We have discussed previously here the impact of Covid-19 on truck production and prices. Factory shutdowns and an extended shortage of critical components were factors limiting supplies and driving used truck prices to unprecedented levels. Fortunately, the trends for production are now positive. Industry analysts are expecting 2023 to be a turnaround year that stabilizes production, supplies, and prices.
Positive Signs for the Industry
The two leading companies that focus on commercial trucking and Class 8 production data are ACT Research and FTR Transportation Intelligence. These research groups produce reports that are closely watched by industry insiders to predict the overall industry outlook for the availability of trucks and trailers.
According to a recent Fleet Owner article, both of the firms are reporting that new orders fell for each of the months during Q4 2022. However, that decline was balanced by an overall level of orders for the year that reflects a healthier picture for the manufacturers.
The article quoted ACT’s VP and senior analyst, Eric Crawford, “…September orders represented the highest monthly total on record, we’re inclined to view December’s order intake as a solid end to a robust final four months of the year.”
The CEO and chief intelligence officer of FTR, Jonathan Stark, provided support for this view when he observed, “Backlogs are still elevated but not at such a level that they can sustain significant deterioration without impacting production output. Despite these concerns, essentially all the production slots for the first half of the year are full and the second half of the year is starting to fill up as well.”
Still Impacted by Covid
Both groups and other industry analysts have closely watched the overall commercial truck inventory and production numbers for the past three years. This is due to wide fluctuations in orders and cancellations due to the pandemic uncertainties. In fact, the December drop was due in part to a large number of cancellations from one OEM group.

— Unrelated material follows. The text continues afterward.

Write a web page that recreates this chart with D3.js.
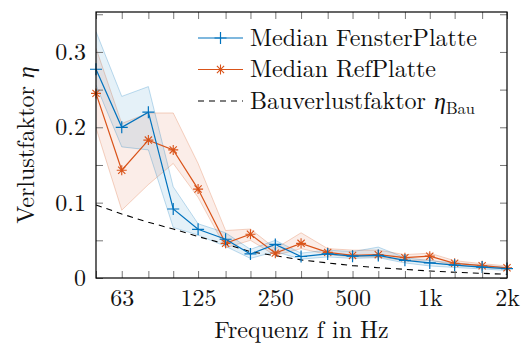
<!DOCTYPE html>
<html>
<head>
<meta charset="utf-8">
<script src="https://cdn.jsdelivr.net/npm/d3@7"></script>
<style>
  body { margin: 0; background: #fff; }
</style>
</head>
<body>
<div class="chart"></div>
<script>
'use strict';

// third-octave bands
const freqs = [50, 63, 80, 100, 125, 160, 200, 250, 315, 400, 500, 630, 800, 1000, 1250, 1600, 2000];
const freqLabels = {63: '63', 125: '125', 250: '250', 500: '500', 1000: '1k', 2000: '2k'};
const yTicks = [0, 0.05, 0.1, 0.15, 0.2, 0.25, 0.3, 0.35];
const yLabels = {0: '0', 0.1: '0.1', 0.2: '0.2', 0.3: '0.3'};

const fensterMedian = [0.277, 0.200, 0.220, 0.0916, 0.0646, 0.0514, 0.0319, 0.0445, 0.0285, 0.032, 0.029, 0.030, 0.0235, 0.020, 0.017, 0.0145, 0.0125];
const fensterUpper  = [0.327, 0.241, 0.254, 0.121, 0.072, 0.060, 0.038, 0.050, 0.033, 0.037, 0.035, 0.041, 0.027, 0.023, 0.020, 0.017, 0.014];
const fensterLower  = [0.256, 0.174, 0.170, 0.067, 0.057, 0.042, 0.026, 0.035, 0.025, 0.028, 0.026, 0.027, 0.020, 0.016, 0.014, 0.012, 0.010];

const refMedian = [0.245, 0.143, 0.183, 0.170, 0.118, 0.046, 0.058, 0.033, 0.046, 0.034, 0.030, 0.031, 0.027, 0.029, 0.0195, 0.0163, 0.0135];
const refUpper  = [0.305, 0.205, 0.219, 0.219, 0.152, 0.063, 0.065, 0.039, 0.060, 0.039, 0.037, 0.037, 0.031, 0.033, 0.023, 0.019, 0.016];
const refLower  = [0.199, 0.090, 0.124, 0.152, 0.107, 0.040, 0.050, 0.030, 0.039, 0.031, 0.028, 0.028, 0.023, 0.024, 0.017, 0.014, 0.012];

const bauFaktor = [0.097, 0.085, 0.074, 0.065, 0.055, 0.045, 0.035, 0.0296, 0.024, 0.020, 0.0164, 0.0137, 0.0115, 0.0093, 0.0076, 0.0062, 0.0049];

const blue = '#0072BD';
const orange = '#D95319';

const W = 528, H = 347;
const margin = {top: 12, right: 21, bottom: 69, left: 96};
const width = W - margin.left - margin.right;
const height = H - margin.top - margin.bottom;
const fontSize = 24;
const fontFamily = "'Latin Modern Roman', 'Liberation Serif', serif";

const svg = d3.select('.chart').append('svg')
    .attr('width', W)
    .attr('height', H);

const g = svg.append('g')
    .attr('transform', `translate(${margin.left},${margin.top})`);

const x = d3.scaleLog().domain([50, 2000]).range([0, width]);
const y = d3.scaleLinear().domain([0, 0.353]).range([height, 0]);

function rows(med, lo, hi) {
    return freqs.map((f, i) => ({f, v: med[i], lo: lo ? lo[i] : null, hi: hi ? hi[i] : null}));
}

const series = [
    {name: 'Median FensterPlatte', color: blue, marker: 'plus', data: rows(fensterMedian, fensterLower, fensterUpper)},
    {name: 'Median RefPlatte', color: orange, marker: 'star', data: rows(refMedian, refLower, refUpper)}
];

const area = d3.area().x(d => x(d.f)).y0(d => y(d.lo)).y1(d => y(d.hi));
const lineLo = d3.line().x(d => x(d.f)).y(d => y(d.lo));
const lineHi = d3.line().x(d => x(d.f)).y(d => y(d.hi));
const line = d3.line().x(d => x(d.f)).y(d => y(d.v));

svg.append('clipPath').attr('id', 'clip')
    .append('rect').attr('width', width).attr('height', height);

const plot = g.append('g').attr('clip-path', 'url(#clip)');

// bands first (ref under fenster)
[series[1], series[0]].forEach(s => {
    plot.append('path').datum(s.data)
        .attr('d', area)
        .attr('fill', s.color)
        .attr('fill-opacity', 0.1);
    [lineLo, lineHi].forEach(l => {
        plot.append('path').datum(s.data)
            .attr('d', l)
            .attr('fill', 'none')
            .attr('stroke', s.color)
            .attr('stroke-opacity', 0.25)
            .attr('stroke-width', 1);
    });
});

// Bauverlustfaktor
plot.append('path').datum(rows(bauFaktor))
    .attr('d', line)
    .attr('fill', 'none')
    .attr('stroke', '#000')
    .attr('stroke-width', 1.1)
    .attr('stroke-dasharray', '6,5');

function drawMarker(sel, type, color) {
    if (type === 'plus') {
        sel.append('path')
            .attr('d', 'M-6,0H6M0,-6V6')
            .attr('stroke', color).attr('stroke-width', 1.2).attr('fill', 'none');
    } else {
        sel.append('path')
            .attr('d', 'M-5,0H5M0,-5V5M-3.6,-3.6L3.6,3.6M-3.6,3.6L3.6,-3.6')
            .attr('stroke', color).attr('stroke-width', 1.1).attr('fill', 'none');
    }
}

series.slice().reverse().forEach(s => {
    g.append('path').datum(s.data)
        .attr('d', line)
        .attr('fill', 'none')
        .attr('stroke', s.color)
        .attr('stroke-width', 1.2);
    g.selectAll(null).data(s.data).enter().append('g')
        .attr('transform', d => `translate(${x(d.f)},${y(d.v)})`)
        .each(function () { drawMarker(d3.select(this), s.marker, s.color); });
});

// axes, ticks inward on all sides
const tickLen = 7;
g.append('g').attr('class', 'axis')
    .attr('transform', `translate(0,${height})`)
    .call(d3.axisBottom(x).tickValues(freqs).tickSize(-tickLen).tickPadding(11)
        .tickFormat(d => freqLabels[d] || ''));
g.append('g').attr('class', 'axis')
    .call(d3.axisTop(x).tickValues(freqs).tickSize(-tickLen).tickFormat(''));
g.append('g').attr('class', 'axis')
    .call(d3.axisLeft(y).tickValues(yTicks).tickSize(-tickLen).tickPadding(10)
        .tickFormat(d => yLabels[d] !== undefined ? yLabels[d] : ''));
g.append('g').attr('class', 'axis')
    .attr('transform', `translate(${width},0)`)
    .call(d3.axisRight(y).tickValues(yTicks).tickSize(-tickLen).tickFormat(''));

g.selectAll('.axis .domain').remove();
g.selectAll('.axis line').attr('stroke', '#777').attr('stroke-width', 1);
g.selectAll('.axis text')
    .style('font-family', fontFamily)
    .style('font-size', fontSize + 'px')
    .attr('fill', '#111');

g.append('rect')
    .attr('width', width).attr('height', height)
    .attr('fill', 'none').attr('stroke', '#000').attr('stroke-width', 1.2);

// axis titles
svg.append('text')
    .attr('x', margin.left + width / 2)
    .attr('y', 338)
    .attr('text-anchor', 'middle')
    .attr('fill', '#111')
    .style('font-family', fontFamily)
    .style('font-size', fontSize + 'px')
    .text('Frequenz f in Hz');

const yt = svg.append('text')
    .attr('transform', `translate(34,${margin.top + height / 2}) rotate(-90)`)
    .attr('text-anchor', 'middle')
    .attr('fill', '#111')
    .style('font-family', fontFamily)
    .style('font-size', fontSize + 'px');
yt.append('tspan').text('Verlustfaktor ');
yt.append('tspan').attr('font-style', 'italic').text('η');

// legend
const legend = svg.append('g').attr('transform', 'translate(198,38)');
const rowH = 31.5;
const items = [
    {type: 'plus', color: blue, label: 'Median FensterPlatte'},
    {type: 'star', color: orange, label: 'Median RefPlatte'},
    {type: 'dash', color: '#000', label: 'Bauverlustfaktor '}
];
items.forEach((it, i) => {
    const row = legend.append('g').attr('transform', `translate(0,${i * rowH})`);
    row.append('line')
        .attr('x1', 0).attr('x2', 45)
        .attr('stroke', it.color)
        .attr('stroke-width', it.type === 'dash' ? 1.1 : 1.2)
        .attr('stroke-dasharray', it.type === 'dash' ? '6,5' : null);
    if (it.type !== 'dash') {
        const m = row.append('g').attr('transform', 'translate(22.5,0)');
        drawMarker(m, it.type, it.color);
    }
    const t = row.append('text')
        .attr('x', 52).attr('y', 0).attr('dy', '0.33em')
        .attr('fill', '#111')
        .style('font-family', fontFamily)
        .style('font-size', fontSize + 'px')
        .text(it.label);
    if (it.type === 'dash') {
        t.append('tspan').attr('font-style', 'italic').text('η');
        t.append('tspan').style('font-size', '16.5px').attr('dy', '0.3em').text('Bau');
    }
});
</script>
</body>
</html>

Trucking firms have struggled to match the availability of trucks with orders and industry trends. The widespread expectation of a recession (which some are already affecting demand) has compounded this balancing act.
Another ACT official notes, “the longer inflation remains elevated, the more aggressively the Fed will respond with higher interest rates. This … results in fewer commercial vehicles … and will likely exacerbate downward pressure on spot and contract rates, adversely impacting carrier profitability.”
Additionally, new laws and regulations combined with technology upgrades are making the process of keeping fleets efficient and at proper levels even more challenging.
View from the Trucking Firms
The ultimate determinant of the market demand and production is, of course, the frontline trucking firm. Nick Clinkenbeard, product manager at Wabash, notes, “It’s definitely a very dynamic market that we’re living in right now. … if you had a good way to predict where it’s going in the future, that’s a crystal ball that I think a lot of people would pay a lot of money for.”
The only thing worse than having too many trucks and trailers on the lot is not having enough to meet customer demand. These firms have been faced with a multitude of tough decisions since the spring of 2020 when it became increasingly difficult to obtain needed trucks, tires, and trailers.
That shortage meant increased maintenance, less efficient trucks on the road, and exorbitant prices for those that were available.
Virtually all sources reporting on the situation agree that the real wild card for the coming year is the degree and length of any recession impacting the demand for freight.
Taking all these elements into consideration, the industry is now forecasting that 2023 will see 174,000 Class 8 vehicles delivered in 2023. While this is a drop of more than 12 percent in the “catchup” number of 198,800 in 2022, it is more than the 168,600 in 2021 when the industry was fighting a rising backlog.